**SUPPLIED MATERIAL**

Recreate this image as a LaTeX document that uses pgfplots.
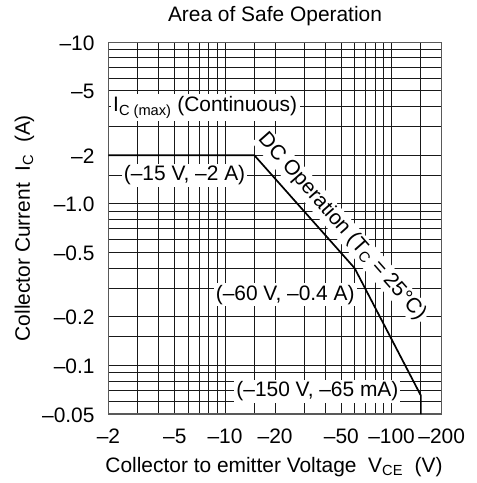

==

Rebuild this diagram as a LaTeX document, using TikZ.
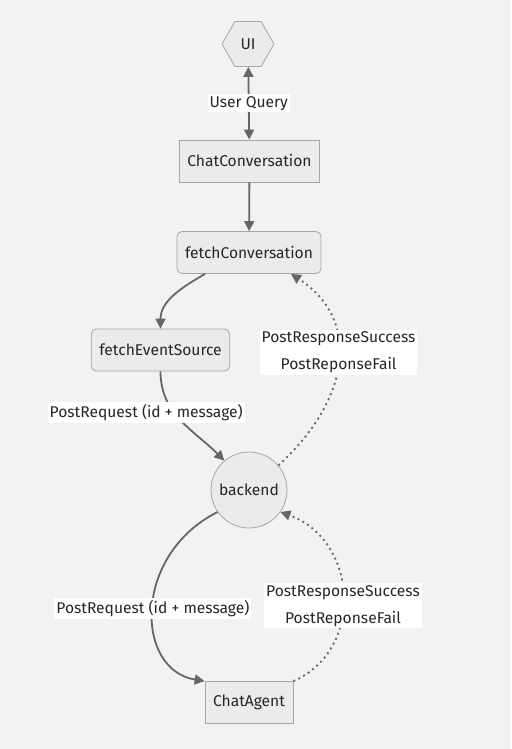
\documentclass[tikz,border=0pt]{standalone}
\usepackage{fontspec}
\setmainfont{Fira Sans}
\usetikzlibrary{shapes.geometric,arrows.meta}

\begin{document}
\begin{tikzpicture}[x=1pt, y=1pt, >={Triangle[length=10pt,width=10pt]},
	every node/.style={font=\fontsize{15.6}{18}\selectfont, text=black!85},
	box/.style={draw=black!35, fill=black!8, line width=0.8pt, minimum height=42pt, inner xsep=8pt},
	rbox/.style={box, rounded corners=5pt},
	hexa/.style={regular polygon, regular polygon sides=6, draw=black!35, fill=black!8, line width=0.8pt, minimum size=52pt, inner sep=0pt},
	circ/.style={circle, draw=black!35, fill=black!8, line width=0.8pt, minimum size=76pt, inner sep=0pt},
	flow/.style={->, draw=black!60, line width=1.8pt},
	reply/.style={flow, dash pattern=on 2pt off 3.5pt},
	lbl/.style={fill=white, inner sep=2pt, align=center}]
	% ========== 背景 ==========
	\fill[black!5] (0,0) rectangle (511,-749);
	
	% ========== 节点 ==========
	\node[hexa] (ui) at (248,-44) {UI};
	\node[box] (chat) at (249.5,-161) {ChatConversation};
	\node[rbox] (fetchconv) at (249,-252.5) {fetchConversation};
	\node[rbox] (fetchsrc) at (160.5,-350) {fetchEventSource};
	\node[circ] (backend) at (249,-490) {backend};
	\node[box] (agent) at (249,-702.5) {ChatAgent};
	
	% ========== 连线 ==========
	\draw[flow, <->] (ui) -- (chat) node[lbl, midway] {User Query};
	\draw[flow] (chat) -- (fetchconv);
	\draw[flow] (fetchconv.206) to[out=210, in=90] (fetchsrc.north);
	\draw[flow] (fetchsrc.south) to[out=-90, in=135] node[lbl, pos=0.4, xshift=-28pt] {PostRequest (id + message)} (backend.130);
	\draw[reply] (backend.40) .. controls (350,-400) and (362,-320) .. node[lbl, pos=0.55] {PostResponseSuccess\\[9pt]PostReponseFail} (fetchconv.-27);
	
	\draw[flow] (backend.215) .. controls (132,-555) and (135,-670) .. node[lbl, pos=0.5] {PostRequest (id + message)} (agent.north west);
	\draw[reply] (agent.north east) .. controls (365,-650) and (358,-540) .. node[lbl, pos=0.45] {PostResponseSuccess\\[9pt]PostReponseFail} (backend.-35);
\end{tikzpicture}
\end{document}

...

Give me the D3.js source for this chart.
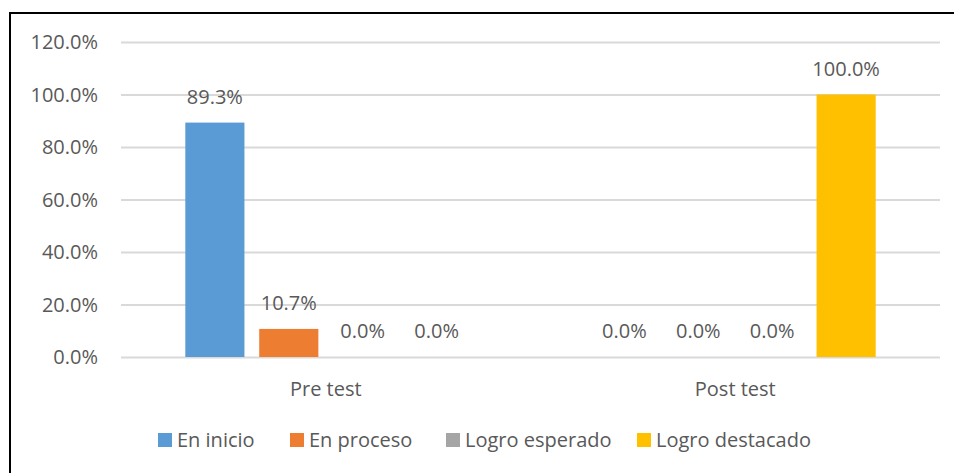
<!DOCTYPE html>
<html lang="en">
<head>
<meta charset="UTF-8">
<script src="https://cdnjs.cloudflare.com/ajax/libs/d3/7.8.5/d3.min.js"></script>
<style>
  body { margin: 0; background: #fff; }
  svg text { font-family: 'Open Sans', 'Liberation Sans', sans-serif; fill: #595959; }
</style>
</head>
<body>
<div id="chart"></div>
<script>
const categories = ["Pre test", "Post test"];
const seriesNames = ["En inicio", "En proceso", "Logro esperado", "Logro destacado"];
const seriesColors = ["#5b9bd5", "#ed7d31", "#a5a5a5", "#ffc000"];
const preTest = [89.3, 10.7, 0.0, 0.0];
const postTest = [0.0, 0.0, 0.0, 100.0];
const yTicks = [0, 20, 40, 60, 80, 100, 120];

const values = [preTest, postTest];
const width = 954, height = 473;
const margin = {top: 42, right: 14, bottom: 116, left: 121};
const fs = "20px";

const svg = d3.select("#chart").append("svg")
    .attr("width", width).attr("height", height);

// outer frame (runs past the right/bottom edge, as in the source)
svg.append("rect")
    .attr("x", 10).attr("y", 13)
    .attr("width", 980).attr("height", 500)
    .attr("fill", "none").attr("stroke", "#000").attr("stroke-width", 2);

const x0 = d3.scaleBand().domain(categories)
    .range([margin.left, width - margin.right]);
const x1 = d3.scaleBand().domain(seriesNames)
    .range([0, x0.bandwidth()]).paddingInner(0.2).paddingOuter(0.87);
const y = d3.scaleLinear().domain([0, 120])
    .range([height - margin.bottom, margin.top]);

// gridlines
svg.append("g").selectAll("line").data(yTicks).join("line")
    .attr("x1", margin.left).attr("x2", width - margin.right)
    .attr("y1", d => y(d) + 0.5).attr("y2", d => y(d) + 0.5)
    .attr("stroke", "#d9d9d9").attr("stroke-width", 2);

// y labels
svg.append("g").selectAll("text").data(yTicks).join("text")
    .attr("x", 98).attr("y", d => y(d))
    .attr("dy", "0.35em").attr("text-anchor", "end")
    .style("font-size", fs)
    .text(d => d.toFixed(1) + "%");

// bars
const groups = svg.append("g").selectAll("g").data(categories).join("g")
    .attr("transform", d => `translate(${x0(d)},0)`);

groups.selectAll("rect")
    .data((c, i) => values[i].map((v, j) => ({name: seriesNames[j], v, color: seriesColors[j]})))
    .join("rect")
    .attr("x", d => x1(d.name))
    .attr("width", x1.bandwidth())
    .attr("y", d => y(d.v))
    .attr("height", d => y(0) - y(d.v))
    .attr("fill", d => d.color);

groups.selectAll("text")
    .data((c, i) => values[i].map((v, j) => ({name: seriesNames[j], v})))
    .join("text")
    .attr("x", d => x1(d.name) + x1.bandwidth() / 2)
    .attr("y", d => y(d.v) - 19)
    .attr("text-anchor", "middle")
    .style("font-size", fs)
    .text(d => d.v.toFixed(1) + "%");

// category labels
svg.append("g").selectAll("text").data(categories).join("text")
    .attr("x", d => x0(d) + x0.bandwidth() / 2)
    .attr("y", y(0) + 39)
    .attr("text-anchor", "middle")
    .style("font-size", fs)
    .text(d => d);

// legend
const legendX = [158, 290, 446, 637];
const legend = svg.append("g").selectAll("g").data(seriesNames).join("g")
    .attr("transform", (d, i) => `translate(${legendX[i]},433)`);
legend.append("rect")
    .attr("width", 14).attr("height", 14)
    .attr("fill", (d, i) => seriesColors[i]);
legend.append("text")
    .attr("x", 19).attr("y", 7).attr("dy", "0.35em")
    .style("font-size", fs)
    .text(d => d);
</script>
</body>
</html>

**GIVEN REQUEST**
Exactly and only the lines from the line with "Rebuild this diagram" to the line with "(agent) at (249,-702.5)", both ends included, should be echoed. Do not carry over the pictures.

**ANSWER TO THE EXERCISE**
Rebuild this diagram as a LaTeX document, using TikZ.
\documentclass[tikz,border=0pt]{standalone}
\usepackage{fontspec}
\setmainfont{Fira Sans}
\usetikzlibrary{shapes.geometric,arrows.meta}

\begin{document}
\begin{tikzpicture}[x=1pt, y=1pt, >={Triangle[length=10pt,width=10pt]},
	every node/.style={font=\fontsize{15.6}{18}\selectfont, text=black!85},
	box/.style={draw=black!35, fill=black!8, line width=0.8pt, minimum height=42pt, inner xsep=8pt},
	rbox/.style={box, rounded corners=5pt},
	hexa/.style={regular polygon, regular polygon sides=6, draw=black!35, fill=black!8, line width=0.8pt, minimum size=52pt, inner sep=0pt},
	circ/.style={circle, draw=black!35, fill=black!8, line width=0.8pt, minimum size=76pt, inner sep=0pt},
	flow/.style={->, draw=black!60, line width=1.8pt},
	reply/.style={flow, dash pattern=on 2pt off 3.5pt},
	lbl/.style={fill=white, inner sep=2pt, align=center}]
	% ========== 背景 ==========
	\fill[black!5] (0,0) rectangle (511,-749);
	
	% ========== 节点 ==========
	\node[hexa] (ui) at (248,-44) {UI};
	\node[box] (chat) at (249.5,-161) {ChatConversation};
	\node[rbox] (fetchconv) at (249,-252.5) {fetchConversation};
	\node[rbox] (fetchsrc) at (160.5,-350) {fetchEventSource};
	\node[circ] (backend) at (249,-490) {backend};
	\node[box] (agent) at (249,-702.5) {ChatAgent};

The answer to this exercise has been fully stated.